Among the other speakers today were Lt. Col. Louis Klock of the State Police.

“When we find out that a motor vehicle accident is linked to a drunk driver, our pain and suffering and concern for the family is taken to levels that exponentially grow within seconds,” he said. “It’s one of those tasks that we never forget.”

He recalled that some 20 years ago, when he was a road trooper, he was dispatched to investigate an accident “in which a drunk driver killed an 8-year-old girl.” After that “his life certainly wasn’t the same, the family’s life wasn’t the same and it’s something that frankly changed the course of my patrol practices right to this moment,” Klock said.

“Removing drunk drivers from the roadway became a pivotal part of my patrol practices,” he noted.

The HERO Campaign is “about making proper choices and doing the right thing,” he said, adding that it’s making being a designated driver “something that’s cool and something that’s noble.”

Designed drivers are in a leadership capacity, there to “take on a task and save lives and make sure people don’t get behind the wheel who are drunk,” he said.
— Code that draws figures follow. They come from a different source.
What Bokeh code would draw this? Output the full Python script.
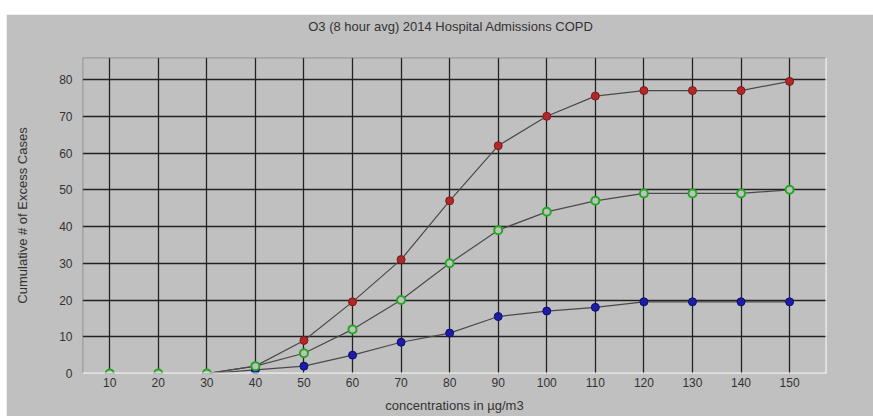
from bokeh.plotting import figure
from bokeh.models import Range1d, FixedTicker, Span, Spacer, LinearAxis
from bokeh.layouts import column, row
from bokeh.embed import file_html
from bokeh.resources import INLINE

title_text = "O3 (8 hour avg)  2014  Hospital Admissions COPD"
x_label = "concentrations in µg/m3"
y_label = "Cumulative # of Excess Cases"

conc = [10, 20, 30, 40, 50, 60, 70, 80, 90, 100, 110, 120, 130, 140, 150]
red_vals = [0, 0, 0, 2, 9, 19.5, 31, 47, 62, 70, 75.5, 77, 77, 77, 79.5]
green_vals = [0, 0, 0, 2, 5.5, 12, 20, 30, 39, 44, 47, 49, 49, 49, 50]
blue_vals = [0, 0, 0, 1, 2, 5, 8.5, 11, 15.5, 17, 18, 19.5, 19.5, 19.5, 19.5]
line_start = 2  # index where connecting lines begin (30)

x_ticks = conc
y_ticks = [0, 10, 20, 30, 40, 50, 60, 70, 80]

X0, X1 = 4.4, 157.6
Y0, Y1 = 0, 86

FONT = "Liberation Sans"
BG = "#c0c0c0"
TXT = "#333333"

p = figure(width=867, height=402, output_backend="svg", toolbar_location=None,
           x_range=Range1d(X0, X1), y_range=Range1d(Y0, Y1),
           min_border_left=76, min_border_right=47, min_border_top=43, min_border_bottom=43)
p.background_fill_color = BG
p.border_fill_color = BG
p.outline_line_color = None

x_axis = p.xaxis[0]
y_axis = p.yaxis[0]

# chart title drawn as the label of a tick-less axis above the frame
top_axis = LinearAxis(axis_label=title_text, ticker=FixedTicker(ticks=[], minor_ticks=[]))
p.add_layout(top_axis, "above")

for ax in (x_axis, y_axis, top_axis):
    ax.axis_line_color = None
    ax.major_tick_line_color = None
    ax.minor_tick_line_color = None
    ax.major_tick_out = 0
    ax.major_tick_in = 0
    ax.minor_tick_out = 0
    ax.minor_tick_in = 0
    ax.major_label_text_font = FONT
    ax.major_label_text_font_size = "12px"
    ax.major_label_text_color = TXT
    ax.axis_label_text_font = FONT
    ax.axis_label_text_font_size = "13px"
    ax.axis_label_text_font_style = "normal"
    ax.axis_label_text_color = TXT

top_axis.major_label_standoff = 0
top_axis.axis_label_standoff = 24

x_axis.ticker = FixedTicker(ticks=x_ticks)
y_axis.ticker = FixedTicker(ticks=y_ticks)
x_axis.axis_label = x_label
y_axis.axis_label = y_label
x_axis.major_label_standoff = 4
x_axis.axis_label_standoff = 8
y_axis.major_label_standoff = 10
y_axis.axis_label_standoff = 26

p.xgrid.ticker = FixedTicker(ticks=x_ticks)
p.ygrid.ticker = FixedTicker(ticks=y_ticks[1:])
for g in (p.xgrid[0], p.ygrid[0]):
    g.grid_line_color = "#222222"
    g.grid_line_width = 1.3
    g.grid_line_alpha = 1.0

# 3D-style frame border
p.add_layout(Span(location=Y1, dimension="width", line_color="#7a7a7a", line_width=1.5))
p.add_layout(Span(location=X0, dimension="height", line_color="#7a7a7a", line_width=1.5))
p.add_layout(Span(location=Y0, dimension="width", line_color="#f4f4f4", line_width=2))
p.add_layout(Span(location=X1, dimension="height", line_color="#f4f4f4", line_width=2))

for vals in (red_vals, green_vals, blue_vals):
    p.line(conc[line_start:], vals[line_start:], line_color="#4a4a4a", line_width=1.2)

p.scatter(conc, red_vals, size=8, fill_color="#b02828", line_color="#7a1a1a", line_width=1)
p.scatter(conc, blue_vals, size=8, fill_color="#1c1ca8", line_color="#10106a", line_width=1)
p.scatter(conc, green_vals, size=8, fill_color=BG, line_color="#1faa1f", line_width=2)

layout = column(Spacer(height=14, width=873), row(Spacer(width=6, height=402), p))
open("out.html", "w").write(file_html(layout, INLINE))
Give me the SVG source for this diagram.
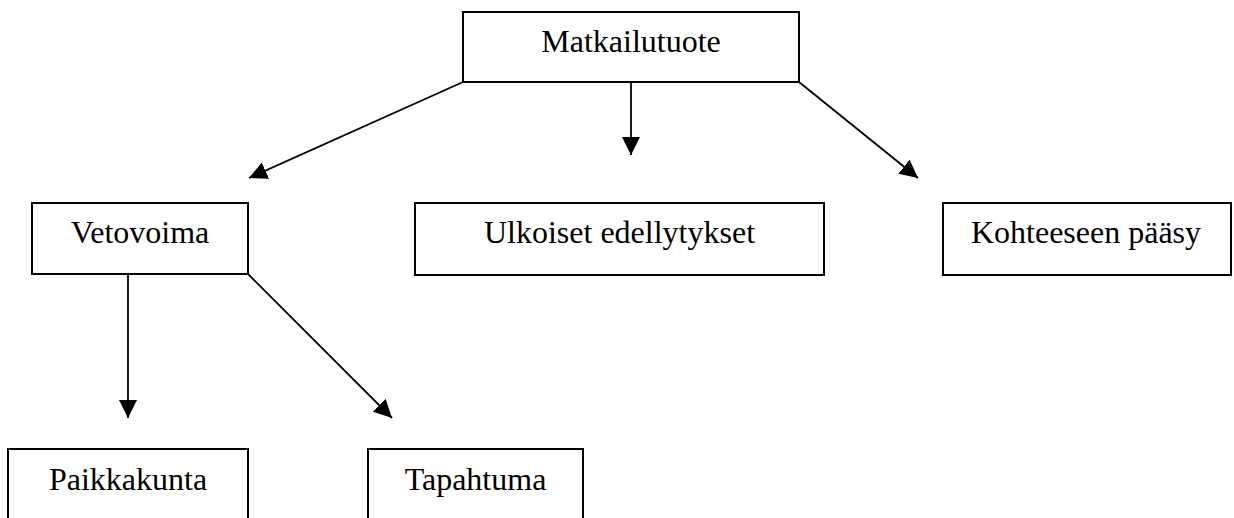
<svg xmlns="http://www.w3.org/2000/svg" width="1234" height="518" viewBox="0 0 1234 518">
<style>
.box{fill:#fff;stroke:#000;stroke-width:2}
.lbl{font-family:"Liberation Serif","Times New Roman",serif;font-size:32px;fill:#000;text-anchor:middle}
.edge{stroke:#000;stroke-width:1.8;fill:none;marker-end:url(#arr)}
</style>
<defs>
<marker id="arr" markerUnits="userSpaceOnUse" markerWidth="18" markerHeight="18" viewBox="0 0 16 16" refX="16" refY="8" orient="auto">
<path d="M0,0 L16,8 L0,16 Z" fill="#000"/>
</marker>
</defs>
<rect width="1234" height="518" fill="#fff"/>
<g id="connectors">
<line class="edge" x1="463" y1="82" x2="249" y2="178"/>
<line class="edge" x1="631" y1="82" x2="631" y2="155"/>
<line class="edge" x1="799" y1="82" x2="918" y2="178"/>
<line class="edge" x1="128" y1="274" x2="128" y2="418"/>
<line class="edge" x1="248" y1="274" x2="392" y2="418"/>
</g>
<g id="matkailutuote">
<rect class="box" x="463" y="12" width="336" height="70"/>
<text class="lbl" x="631" y="52">Matkailutuote</text>
</g>
<g id="vetovoima">
<rect class="box" x="32" y="203" width="216" height="71"/>
<text class="lbl" x="140" y="243">Vetovoima</text>
</g>
<g id="ulkoiset">
<rect class="box" x="415" y="203" width="409" height="72"/>
<text class="lbl" x="619.5" y="243">Ulkoiset edellytykset</text>
</g>
<g id="kohteeseen">
<rect class="box" x="943" y="203" width="288" height="72"/>
<text class="lbl" x="1086" y="243">Kohteeseen pääsy</text>
</g>
<g id="paikkakunta">
<rect class="box" x="8" y="449" width="240" height="80"/>
<text class="lbl" x="128" y="490">Paikkakunta</text>
</g>
<g id="tapahtuma">
<rect class="box" x="368" y="449" width="215" height="80"/>
<text class="lbl" x="475.5" y="490">Tapahtuma</text>
</g>
</svg>
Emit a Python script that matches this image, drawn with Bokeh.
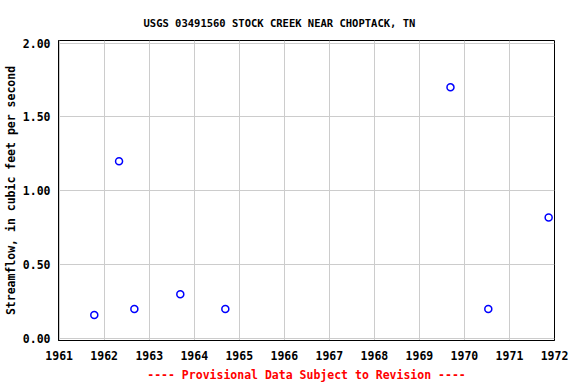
from bokeh.plotting import figure
from bokeh.models import Range1d, FixedTicker, NumeralTickFormatter, ColumnDataSource
from bokeh.embed import file_html
from bokeh.resources import INLINE

# Data (decimal year, streamflow cfs)
years = [1961.78, 1962.33, 1962.67, 1963.69, 1964.69, 1969.69, 1970.53, 1971.87]
flows = [0.16, 1.20, 0.20, 0.30, 0.20, 1.70, 0.20, 0.82]
x_ticks = list(range(1961, 1973))
y_ticks = [0.0, 0.5, 1.0, 1.5, 2.0]

title_text = "USGS 03491560 STOCK CREEK NEAR CHOPTACK, TN"
y_label = "Streamflow, in cubic feet per second"
x_label = "---- Provisional Data Subject to Revision ----"

FONT = "DejaVu Sans Mono"

p = figure(width=576, height=384, output_backend="svg", toolbar_location=None,
           x_range=Range1d(1960.985, 1972.0), y_range=Range1d(-0.013, 2.017),
           min_border_left=58, min_border_right=22, min_border_top=40, min_border_bottom=42)

p.title.text = title_text
p.title.align = "left"
p.title.offset = 85
p.title.text_font = FONT
p.title.text_font_size = "10.5px"
p.title.text_font_style = "bold"
p.title.text_color = "black"
p.title.standoff = 24

src = ColumnDataSource(dict(x=years, y=flows))
p.scatter("x", "y", source=src, marker="circle", size=7, fill_color=None,
          line_color="blue", line_width=1.5)

p.outline_line_color = "black"
p.outline_line_width = 1
p.outline_line_alpha = 1

for ax in (p.xaxis[0], p.yaxis[0]):
    ax.major_tick_line_color = None
    ax.minor_tick_line_color = None
    ax.major_tick_out = 0
    ax.major_tick_in = 0
    ax.minor_tick_out = 0
    ax.minor_tick_in = 0
    ax.axis_line_color = "black"
    ax.major_label_text_font = FONT
    ax.major_label_text_font_size = "11.5px"
    ax.major_label_text_font_style = "bold"
    ax.major_label_text_color = "black"
    ax.axis_label_text_font = FONT
    ax.axis_label_text_font_size = "11.5px"
    ax.axis_label_text_font_style = "bold"

p.xaxis.ticker = FixedTicker(ticks=x_ticks)
p.xaxis.major_label_overrides = {t: str(t) for t in x_ticks}
p.xaxis.major_label_standoff = 10
p.xaxis.axis_label = x_label
p.xaxis.axis_label_text_color = "red"
p.xaxis.axis_label_standoff = 5

p.yaxis.ticker = FixedTicker(ticks=y_ticks)
p.yaxis.formatter = NumeralTickFormatter(format="0.00")
p.yaxis.major_label_standoff = 8
p.yaxis.axis_label = y_label
p.yaxis.axis_label_text_color = "black"
p.yaxis.axis_label_standoff = 2

p.xgrid.ticker = FixedTicker(ticks=x_ticks)
p.ygrid.ticker = FixedTicker(ticks=y_ticks)
p.grid.grid_line_color = "#cccccc"
p.grid.grid_line_width = 1

p.background_fill_color = "white"
p.border_fill_color = "white"

open("out.html", "w").write(file_html(p, INLINE))
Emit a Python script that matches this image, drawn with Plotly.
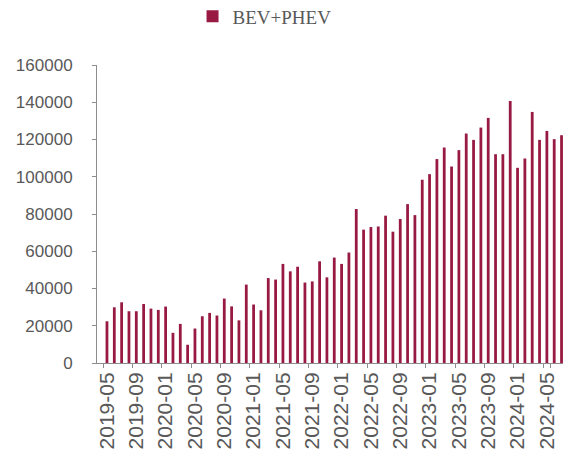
import plotly.graph_objects as go

months = []
y0, m0 = 2019, 5
for i in range(63):
    yy = y0 + (m0 - 1 + i) // 12
    mm = (m0 - 1 + i) % 12 + 1
    months.append(f"{yy}-{mm:02d}")

values = [
    22400, 29900, 32600, 27800, 27800, 31700, 29200, 28500, 30300, 16200, 21000,
    9800, 18500, 25100, 26900, 25500, 34600, 30400, 22900, 42100, 31400, 28300,
    45600, 44800, 53200, 49200, 51700, 43200, 43800, 54600, 46000, 56600, 53200, 59300,
    82700, 71600, 73000, 73300, 79100, 70500, 77300, 85300, 79400, 98400, 101400,
    109500, 115700, 105500, 114300, 123200, 119800, 126400, 131600, 112100, 112100, 140700,
    104800, 109800, 134800, 119800, 124600, 120200, 122300,
]

tick_labels = [m for i, m in enumerate(months) if i % 4 == 0]
y_ticks = [0, 20000, 40000, 60000, 80000, 100000, 120000, 140000, 160000]

fig = go.Figure()
fig.add_trace(go.Bar(
    x=months, y=values, name="BEV+PHEV",
    marker=dict(color="#981A42", line=dict(width=0)),
    showlegend=True,
))

fig.update_layout(
    width=563, height=459,
    margin=dict(l=97, r=0, t=65, b=96, autoexpand=False),
    paper_bgcolor="white", plot_bgcolor="white",
    bargap=0.62,
    showlegend=True,
    legend=dict(
        orientation="h", xref="container", yref="container",
        x=0.342, xanchor="left", y=0.9645, yanchor="middle",
        font=dict(family="Liberation Serif", size=19, color="#595959"),
        itemwidth=30,
    ),
    xaxis=dict(
        type="category",
        range=[-1.36, 62.2],
        tickmode="array", tickvals=tick_labels, ticktext=tick_labels,
        tickangle=-90,
        tickson="boundaries",
        ticks="outside", ticklen=4, tickcolor="#8c8c8c",
        showline=True, linecolor="#8c8c8c", linewidth=1,
        showgrid=False,
        automargin=False,
        tickfont=dict(family="Liberation Sans", size=21, color="#595959"),
    ),
    yaxis=dict(
        range=[0, 160000],
        tickmode="array", tickvals=y_ticks, ticktext=[str(v) for v in y_ticks],
        ticks="outside", ticklen=4, tickcolor="#8c8c8c",
        showline=True, linecolor="#8c8c8c", linewidth=1,
        showgrid=False, zeroline=False,
        automargin=False,
        ticklabelstandoff=16,
        tickfont=dict(family="Liberation Sans", size=17, color="#595959"),
    ),
)

fig.write_html(
    "out.html",
    config={"displayModeBar": False},
    post_script="document.body.style.margin='0';document.body.style.overflow='hidden';",
)
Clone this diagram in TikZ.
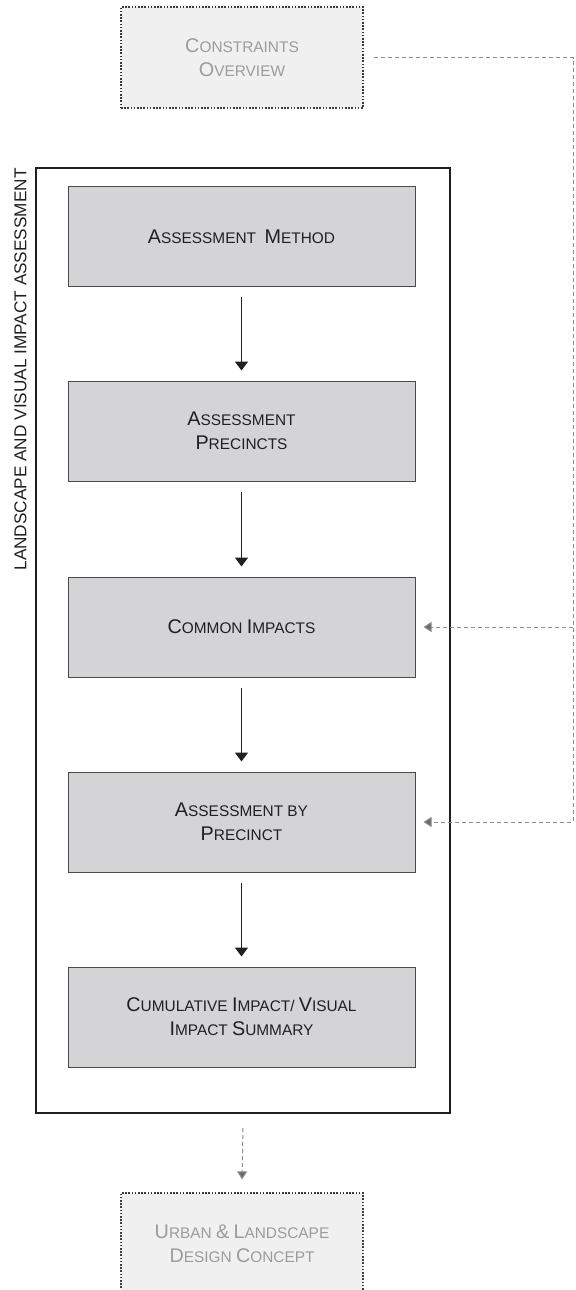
\documentclass[tikz,border=0pt]{standalone}
\usepackage{fontspec}
\setmainfont{Liberation Sans}
\usepackage{tikz}
\usetikzlibrary{arrows.meta,positioning,calc}
\usepackage{xcolor}

\definecolor{boxgray}{HTML}{D4D4D6}
\definecolor{boxline}{HTML}{4A4A4A}
\definecolor{inktext}{HTML}{231F20}
\definecolor{ghostfill}{HTML}{F0F0F0}
\definecolor{ghosttext}{HTML}{9C9C9C}
\definecolor{ghostline}{HTML}{3A3A3A}
\definecolor{feedgray}{HTML}{8C8C8C}
\definecolor{tipgray}{HTML}{6A6A6A}

% large initial for the faked small caps
\newcommand{\initc}[1]{{\fontsize{9.9pt}{12pt}\selectfont #1}}

\begin{document}
\begin{tikzpicture}[
    x=0.5pt, y=-0.5pt,
    stage/.style={draw=boxline, line width=0.5pt, fill=boxgray, rectangle,
        minimum width=173.5pt, minimum height=50pt, align=center,
        text=inktext, font=\fontsize{7.7pt}{12pt}\selectfont},
    ghost/.style={draw=ghostline, line width=0.6pt, dash pattern=on 0.8pt off 0.8pt,
        fill=ghostfill, rectangle, minimum width=121pt, minimum height=50.5pt,
        align=center, text=ghosttext, font=\fontsize{7.7pt}{12pt}\selectfont},
    framebox/.style={draw=inktext, line width=1pt, rectangle,
        minimum width=207pt, minimum height=472.5pt, inner sep=0pt},
    flow/.style={-{Triangle[length=4.5pt, width=6.5pt]}, draw=inktext, line width=0.8pt,
        shorten <=5pt, shorten >=5pt},
    feed/.style={-{Triangle[length=4pt, width=5pt, fill=tipgray]}, draw=feedgray,
        line width=0.5pt, dash pattern=on 2pt off 1.5pt},
]
\useasboundingbox (0,0) rectangle (576,1290);

\node[ghost] (constr) at (242,57.5) {\initc{C}ONSTRAINTS\\\initc{O}VERVIEW};

\node[framebox] (frame) at (243,640.5) {};
\node[rotate=90, anchor=east, inner sep=0pt, text=inktext,
    font=\fontsize{8.6pt}{10pt}\selectfont] (lvia) at (20.5,168)
    {LANDSCAPE AND VISUAL IMPACT ASSESSMENT};

\node[stage] (method) at (241.5,236.5) {\initc{A}SSESSMENT \ \initc{M}ETHOD};
\node[stage] (precincts) at (241.5,431) {\initc{A}SSESSMENT\\\initc{P}RECINCTS};
\node[stage] (common) at (241.5,627) {\initc{C}OMMON \initc{I}MPACTS};
\node[stage] (byprec) at (241.5,822) {\initc{A}SSESSMENT BY\\\initc{P}RECINCT};
\node[stage] (cumul) at (241.5,1017) {\initc{C}UMULATIVE \initc{I}MPACT/ \initc{V}ISUAL\\\initc{I}MPACT \initc{S}UMMARY};

\node[ghost] (urban) at (242,1243.5) {\initc{U}RBAN \initc{\&} \initc{L}ANDSCAPE\\\initc{D}ESIGN \initc{C}ONCEPT};

\coordinate (rail) at (573,0);

\draw[flow] (method) -- (precincts);
\draw[flow] (precincts) -- (common);
\draw[flow] (common) -- (byprec);
\draw[flow] (byprec) -- (cumul);

\draw[feed] ([xshift=5pt]constr.east) -| (byprec.east -| rail) -- ([xshift=4pt]byprec.east);
\draw[feed] (common.east -| rail) -- ([xshift=4pt]common.east);
\draw[feed] ([yshift=-7pt]frame.south) -- ([yshift=6.5pt]urban.north);

\end{tikzpicture}
\end{document}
Among the others speaking were Hunterdon County Prosecutor Anthony P. Kearns III, Somerset County Sheriff Frank Provenzano, Lesley Gabel of Hunterdon Prevention Resources and the Hunterdon/Somerset Safe Communities Coalition, and President Steven Lember of the Hunterdon County Bar Association. The Rev. David Errickson, whose various roles include serving as the Hunterdon jail chaplain, lead the assemblage in prayer, giving the invocation and benediction.